Abstract

• In 2014, the Hindu nationalist BJP won the national parliamentary elections in India. • The BJP’s exclusivist, nationalist ideology has constructed Muslims as the ‘other’. • BJP’s electoral victory in 2014 increased hate crimes against religious minorities. • Accounting for unobserved confounders does not change the results qualitatively. Did the unprecedented victory of the right-wing, Hindu nationalist Bharatiya Janata Party (BJP) in the 2014 national elections in India increase hate crimes against religious minorities? I investigate this question using a difference-in-difference methodology and a novel state-level panel data set for the period 2009–18. To provide context, I offer a brief historical account of Hindu nationalism and a descriptive account of anti-minority hate crimes in India between 2009 and 2018. Turning to the econometric analysis, I estimate a binary treatment regression model (states where BJP won the largest plurality of votes in the 2014 national elections form the treatment group).
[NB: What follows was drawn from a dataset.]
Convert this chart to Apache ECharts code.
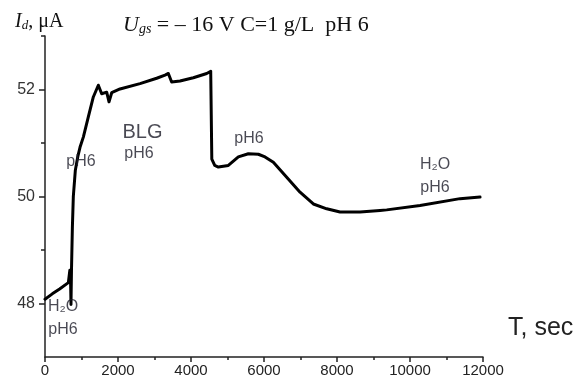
<!DOCTYPE html>
<html>
<head>
<meta charset="utf-8">
<script src="https://cdn.jsdelivr.net/npm/echarts@6/dist/echarts.min.js"></script>
<style>
  html, body { margin: 0; padding: 0; background: #fff; }
  #chart { width: 587px; height: 381px; }
</style>
</head>
<body>
<div id="chart"></div>
<script>
// drain current vs time
const timeSec = [0, 200, 400, 640, 680, 700, 712, 725, 750, 776, 831, 900, 959, 1050, 1187, 1324, 1461, 1553, 1690, 1754, 1827, 2055, 2603, 3060, 3288, 3379, 3470, 3699, 4064, 4430, 4540, 4570, 4650, 4749, 5023, 5297, 5571, 5845, 6028, 6256, 6622, 6987, 7352, 7718, 8083, 8631, 9179, 9362, 10275, 11371, 11919];
const currentUA = [48.08, 48.18, 48.27, 48.39, 48.62, 48.45, 47.98, 48.6, 49.42, 50.0, 50.49, 50.75, 50.92, 51.11, 51.49, 51.86, 52.08, 51.92, 51.95, 51.77, 51.94, 52.01, 52.11, 52.21, 52.27, 52.30, 52.14, 52.16, 52.22, 52.30, 52.34, 50.7, 50.58, 50.55, 50.58, 50.74, 50.80, 50.79, 50.74, 50.64, 50.36, 50.08, 49.86, 49.77, 49.71, 49.71, 49.74, 49.75, 49.83, 49.96, 49.99];

const xTicks = [0, 2000, 4000, 6000, 8000, 10000, 12000];
const yTickLabels = [48, 50, 52];
const yMinorTicks = [49, 51, 53];

// text notes: [time, current, text]
const notes = [
  [493, 47.72, "H\u2082O\npH6"],
  [986, 50.66, "pH6"],
  [2671, 51.20, "BLG"],
  [2576, 50.81, "pH6"],
  [5590, 51.08, "pH6"],
  [10686, 50.39, "H\u2082O\npH6"]
];

const chart = echarts.init(document.getElementById("chart"));
const axisColor = "#222";
const noteColor = "#1c1c28";

const serif = (size, extra) => Object.assign({
  fontFamily: "Liberation Serif", fontWeight: "normal", fontSize: size, color: "#111"
}, extra);

chart.setOption({
  animation: false,
  title: [
    {
      left: 15, top: 11, padding: 0,
      text: "{i|I}{sub|d}{r|, \u03bcA}",
      textStyle: {
        fontWeight: "normal",
        rich: {
          i: serif(20, { fontStyle: "italic" }),
          sub: serif(13, { fontStyle: "italic", padding: [8, 0, 0, 0] }),
          r: serif(20, {})
        }
      }
    },
    {
      left: 123, top: 14, padding: 0,
      text: "{i|U}{sub|gs}{r| = \u2013 16 V C=1 g/L  pH 6}",
      textStyle: {
        fontWeight: "normal",
        rich: {
          i: serif(22, { fontStyle: "italic" }),
          sub: serif(14, { fontStyle: "italic", padding: [8, 0, 0, 0] }),
          r: serif(22, {})
        }
      }
    }
  ],
  grid: { left: 45, right: 104, top: 36, bottom: 24, containLabel: false },
  xAxis: {
    type: "value",
    min: 0, max: 12000, interval: 2000,
    name: "T, sec",
    nameLocation: "end",
    nameGap: 25,
    nameTextStyle: { fontFamily: "Liberation Sans", fontSize: 25, color: "#222", verticalAlign: "bottom", padding: [0, 0, 16, 0] },
    axisLine: { lineStyle: { color: axisColor, width: 1.5 } },
    axisTick: { length: 5, lineStyle: { color: axisColor, width: 1.5 } },
    minorTick: { show: true, splitNumber: 2, length: 3, lineStyle: { color: axisColor, width: 1.5 } },
    axisLabel: { fontFamily: "Liberation Sans", fontSize: 15, color: "#222", margin: 6, customValues: xTicks, formatter: (v) => String(v) },
    splitLine: { show: false }
  },
  yAxis: [
    {
      type: "value",
      min: 47, max: 53,
      axisLine: { show: true, lineStyle: { color: axisColor, width: 1.5 } },
      axisTick: { show: true, length: 6, customValues: yTickLabels, lineStyle: { color: axisColor, width: 1.5 } },
      axisLabel: { fontFamily: "Liberation Sans", fontSize: 16, color: "#333", margin: 10, customValues: yTickLabels },
      splitLine: { show: false }
    },
    {
      type: "value",
      position: "left",
      min: 47, max: 53,
      axisLine: { show: false },
      axisTick: { show: true, length: 4, customValues: yMinorTicks, lineStyle: { color: axisColor, width: 1.5 } },
      axisLabel: { show: false },
      splitLine: { show: false }
    }
  ],
  series: [
    {
      type: "line",
      data: timeSec.map((t, i) => [t, currentUA[i]]),
      showSymbol: false,
      symbol: "none",
      lineStyle: { color: "#000", width: 3, join: "round", cap: "round" }
    },
    {
      type: "scatter",
      symbolSize: 0,
      data: notes.map((n) => ({
        value: [n[0], n[1]],
        name: n[2],
        label: n[2] === "BLG" ? { fontSize: 20 } : {}
      })),
      label: {
        show: true,
        position: "inside",
        formatter: (p) => p.name,
        fontFamily: "Liberation Sans",
        fontSize: 16,
        lineHeight: 23,
        color: noteColor
      },
      emphasis: { disabled: true },
      z: 5
    }
  ]
});
</script>
</body>
</html>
My results show that BJP’s electoral victory in 2014 caused an increase in the incidence of hate crimes against religious minorities, especially Muslims. I test for robustness of my results by using two falsification tests and a count data model specification. I account for possible omitted variable bias and compute bias-adjusted treatment effects. I conclude that unobserved confounders are unlikely to nullify the results.